The integration of AI has ignited fierce debate across the global animation community. Some think that Netflix’s AI approach make the process more accessible, allowing small, ambitious creative teams to achieve "blockbuster" scale on independent budgets. It strips away the repetitive, laborious tasks of clean-up and asset scaling, enabling animators to focus purely on performance, pacing, and emotional expression.

On the other hand, there is serious concern about the loss of the human touch. Animation history is defined by its beautiful imperfections, the finger printed texture of plasticine, the "boiling" of a hand-drawn line, or the real lighting of a physical miniature set. If the pipeline becomes too optimized by predictive algorithms, do stories risk losing their soul?

What This Means for Stop-Motion?

For our favourite medium, stop-motion, Netflix's heavy investment in AI presents a fascinating crossroads. Netflix has worked closely with Aardman to bring us Chicken Run: Dawn of the Nugget.
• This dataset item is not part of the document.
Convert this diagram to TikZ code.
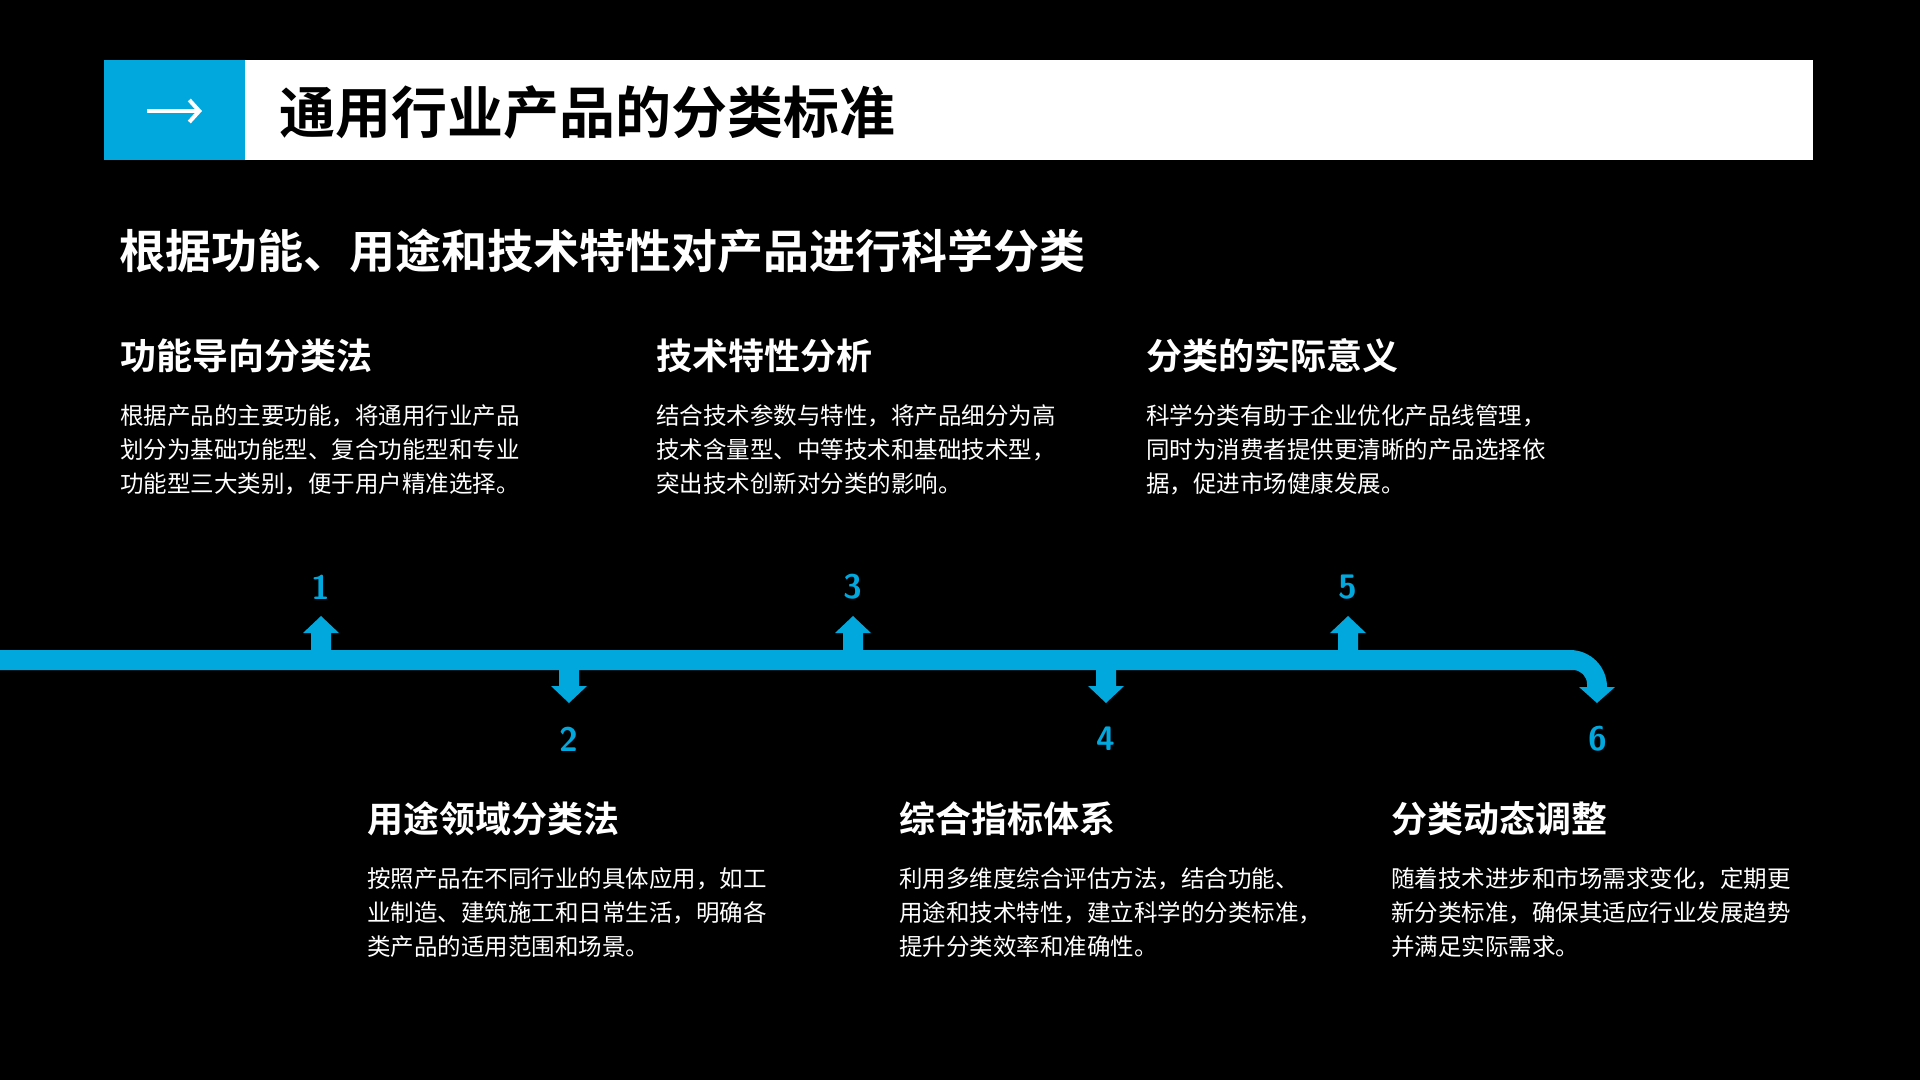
\documentclass[tikz,border=0pt]{standalone}
\usepackage{fontspec}
\setmainfont{Noto Sans CJK SC}
\newfontfamily\cjkb{Noto Sans CJK SC Bold}
\usetikzlibrary{arrows.meta}
\definecolor{tblue}{RGB}{0,168,222}
\begin{document}
\begin{tikzpicture}[x=1pt,y=-1pt,
  head/.style={anchor=west,text=white,font=\cjkb\fontsize{36}{40}\selectfont,inner sep=0},
  body/.style={anchor=north west,text=white,font=\fontsize{23.5}{34}\selectfont,align=left,inner sep=0},
  num/.style={text=tblue,font=\bfseries\sffamily\fontsize{34}{36}\selectfont,inner sep=0}]
\fill[black] (0,0) rectangle (1920,1080);
\useasboundingbox (0,0) rectangle (1920,1080);
\fill[white] (245,60) rectangle (1813,160);
\fill[tblue] (104,60) rectangle (245,160);
\draw[white,line width=4pt,-{Straight Barb[length=10pt,width=22pt,line width=4pt]}] (147,111) -- (202,111);
\node[anchor=west,inner sep=0,font=\cjkb\fontsize{56}{60}\selectfont] (title) at (279,112) {通用行业产品的分类标准};
\node[anchor=west,inner sep=0,text=white,font=\cjkb\fontsize{46}{50}\selectfont] (sub) at (119,251) {根据功能、用途和技术特性对产品进行科学分类};
% top items
\node[head] (h1) at (120,356) {功能导向分类法};
\node[body] (b1) at (120,404) {根据产品的主要功能，将通用行业产品\\划分为基础功能型、复合功能型和专业\\功能型三大类别，便于用户精准选择。};
\node[head] (h3) at (656,356) {技术特性分析};
\node[body] (b3) at (656,404) {结合技术参数与特性，将产品细分为高\\技术含量型、中等技术和基础技术型，\\突出技术创新对分类的影响。};
\node[head] (h5) at (1146,356) {分类的实际意义};
\node[body] (b5) at (1146,404) {科学分类有助于企业优化产品线管理，\\同时为消费者提供更清晰的产品选择依\\据，促进市场健康发展。};
% bottom items
\node[head] (h2) at (367,819) {用途领域分类法};
\node[body] (b2) at (367,867) {按照产品在不同行业的具体应用，如工\\业制造、建筑施工和日常生活，明确各\\类产品的适用范围和场景。};
\node[head] (h4) at (899,819) {综合指标体系};
\node[body] (b4) at (899,867) {利用多维度综合评估方法，结合功能、\\用途和技术特性，建立科学的分类标准，\\提升分类效率和准确性。};
\node[head] (h6) at (1391,819) {分类动态调整};
\node[body] (b6) at (1391,867) {随着技术进步和市场需求变化，定期更\\新分类标准，确保其适应行业发展趋势\\并满足实际需求。};
% timeline
\fill[tblue] (0,650) -- (1570,650) arc[start angle=-90,end angle=0,radius=37] -- (1607,687) -- (1615,687) -- (1597,703) -- (1579,687) -- (1587,687) -- (1587,684) arc[start angle=0,end angle=-90,radius=14] -- (0,670) -- cycle;
\foreach \x/\n in {321/1,853/3,1348/5}{
  \fill[tblue] (\x-10,651) -- (\x-10,633) -- (\x-18,633) -- (\x,616) -- (\x+18,633) -- (\x+10,633) -- (\x+10,651) -- cycle;
  \node[num] (n\n) at (\x,587) {\n};
}
\foreach \x/\n in {569/2,1106/4}{
  \fill[tblue] (\x-10,669) -- (\x-10,686) -- (\x-18,686) -- (\x,703) -- (\x+18,686) -- (\x+10,686) -- (\x+10,669) -- cycle;
  \node[num] (n\n) at (\x,739) {\n};
}
\node[num] (n6) at (1598,739) {6};
\end{tikzpicture}
\end{document}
Aardman themselves have spoken about using AI in their work, something we have written about here. Perhaps the two still have plans to work together.

As AI tools mature, stop-motion studios working with streamers like Netflix won't be replaced by robots. Instead, they will most likely adopt AI as a digital assistant. We'd like to imagine a workflow where:

  1. An animator still physically poses a real puppet on a real stage. But instead of animating every frame, they pose key frames with the AI generating the frame inbetween.

  2. An AI agent could easy be used to automatically remove rigs and supports in a fraction of time a human artist can.

  3. Machine learning algorithms could correct any lens flicker or dust spots on the lens.

There is no doubt that AI will help speedup the craft of stop motion animation. What it will look like however remains to be seen.

Is the Future Hybrid?

Netflix’s push into AI animation shouldn't mean the death of the artist. In all likelihood it’ll help accelerate the evolution of the hybrid creator. Studios that thrive in this new era will be the ones that know how to embrace these new digital tools. We might also see a rise in the number of smaller, independent studio allowing a handful of people to produce the volume of work once requiring huge teams to do.

The pipeline is changing, but the goal remains the same: bringing imagination to life, one frame at a time.